After Friday, the new infections surged to 1,500 in a country which has not seen these kinds of numbers in two years.  The figures have rattled China and its zero-Covid strategies are dashed.

The grim news came two years to the day, the World Health Organization announced that we were in a Pandemic, caused by the then newly discovered, deadly, debilitating, highly contagious SARS-CoV-2 or Coronavirus; the virus we now call Covid-19.

In Shanghai, it is said that schools have been shut, so have restaurants, theatres and other public spots in the down town area.

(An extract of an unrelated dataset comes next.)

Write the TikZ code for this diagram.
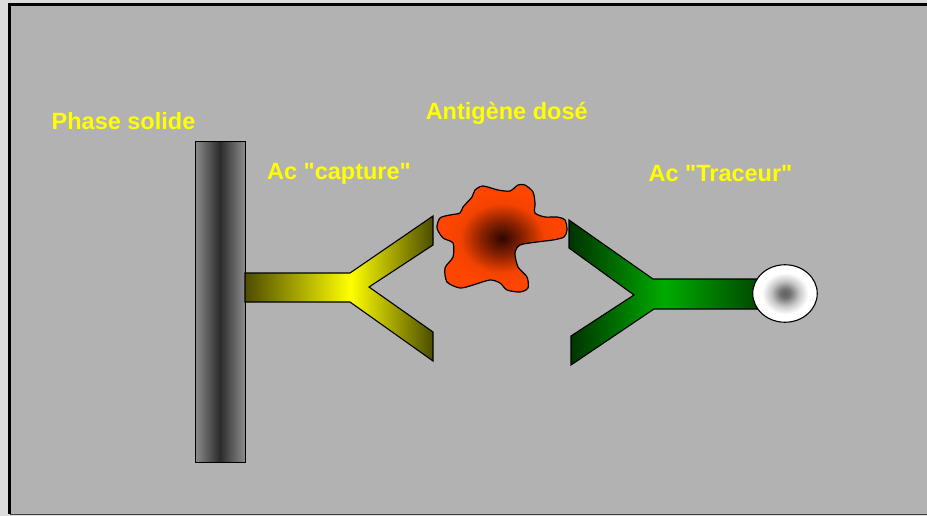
\documentclass[tikz,border=0pt]{standalone}
\usepackage{fontspec}
\setmainfont{Liberation Sans}[Ligatures=TeXOff]
\usetikzlibrary{shapes.geometric}

\definecolor{panelgray}{HTML}{B2B2B2}
\definecolor{outergray}{HTML}{DCDCDC}
\definecolor{labelyellow}{HTML}{FFFF00}
\definecolor{agcore}{HTML}{2E0700}
\definecolor{agmid}{HTML}{8A2200}
\definecolor{agouter}{HTML}{FF4600}

% horizontal gradients: the path box spans 25bp..75bp
\pgfdeclarehorizontalshading{barshade}{100bp}{
  color(0bp)=(black!45); color(25bp)=(black!45);
  color(50bp)=(black!83);
  color(75bp)=(black!45); color(100bp)=(black!45)}
\pgfdeclarehorizontalshading{yellowshade}{100bp}{
  color(0bp)=(yellow!30!black); color(25bp)=(yellow!30!black);
  color(53bp)=(yellow);
  color(75bp)=(yellow!30!black); color(100bp)=(yellow!30!black)}
\pgfdeclarehorizontalshading{greenshade}{100bp}{
  color(0bp)=(green!20!black); color(25bp)=(green!20!black);
  color(50bp)=(green!67!black);
  color(75bp)=(green!28!black); color(100bp)=(green!28!black)}
\pgfdeclareradialshading{antigenshade}{\pgfpoint{0bp}{0bp}}{
  color(0bp)=(agcore); color(8bp)=(agmid);
  color(16bp)=(agouter!90!agmid); color(22bp)=(agouter);
  color(50bp)=(agouter)}
\pgfdeclareradialshading{labelshade}{\pgfpoint{0bp}{0bp}}{
  color(0bp)=(black!62); color(4bp)=(black!55);
  color(11bp)=(black!22); color(18bp)=(white); color(50bp)=(white)}

\tikzset{
  label text/.style={text=labelyellow, font=\bfseries\fontsize{23.5}{28}\selectfont,
    inner sep=0pt, anchor=base},
  outline/.style={draw=black, line width=1.1pt, line join=miter},
}

\begin{document}
\begin{tikzpicture}[x=1pt, y=-1pt]
  \useasboundingbox (0,0) rectangle (927,516);
  \fill[outergray] (0,0) rectangle (927,516);

  % panel
  \fill[panelgray] (9.5,4.3) rectangle (940,514);
  \draw[line width=2.6pt] (9.5,514) -- (9.5,4.3) -- (940,4.3);
  \draw[line width=1.4pt, black!75] (9.5,514.3) -- (940,514.3);

  % solid phase
  \path[outline, line width=1pt, shading=barshade] (195,142) rectangle (245,462);

  % capture antibody
  \path[outline, shading=yellowshade]
    (245,273) -- (350,273) -- (433,216) -- (433,245) -- (369,287)
    -- (433,332) -- (433,361) -- (350,302) -- (245,302) -- cycle;

  % tracer antibody
  \path[outline, shading=greenshade]
    (760,279) -- (653,279) -- (569,220) -- (569,248) -- (634,295)
    -- (571,336) -- (571,365) -- (654,309) -- (760,309) -- cycle;

  % enzyme label
  \node (tag) [ellipse, draw=black, line width=1.1pt, minimum width=64.5pt,
    minimum height=57.5pt, inner sep=0pt, shading=labelshade] at (785,293.5) {};

  % antigen
  \path[outline, line width=1.2pt, line join=round, shading=antigenshade]
    plot[smooth cycle, tension=0.45] coordinates {
      (475,190) (483,186) (498,190) (510,191) (518,185) (525,185) (533,192)
      (535,203) (535,213) (545,217) (557,217) (565,220) (567,230) (564,237)
      (553,240) (537,242) (520,245) (515,253) (518,267) (527,277) (528,288)
      (520,292) (507,290) (500,283) (490,280) (473,285) (460,288) (447,282)
      (445,268) (453,257) (453,243) (443,238) (437,228) (440,218) (450,215)
      (460,213) (463,207) (472,197)};

  % labels
  \node (lsolid) [label text] at (123.5,129.5) {Phase solide};
  \node (lantigen) [label text] at (506.7,119.5) {Antigène dosé};
  \node (lcapture) [label text] at (339,179) {Ac "capture"};
  \node (ltracer) [label text] at (720.5,181.5) {Ac "Traceur"};
\end{tikzpicture}
\end{document}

While the Chinese government has advised that the provinces be selective in how to manage the contagion, Changchun is taking no chances and has locked down the city, which is home to 9 million people.

Media reports inform that most of those found with Covid-19 were non symptomatic.  The large majority, said Health Officials, are vaccinated and have contracted the Omicron strain of the virus.

Delta has also been detected in many of those cases.

What has triggered this extreme measure is the sharp, sudden spike from 60 cases two weeks ago, to just over 100 cases a week ago to now, 1,100 new infections in one day. There is a high testing rate, says the National Health Commission, these results are from 17 to 30 of China’s provinces.

China reports that 87 per cent of its people are vaccinated for COVID; 40 per cent are boosted.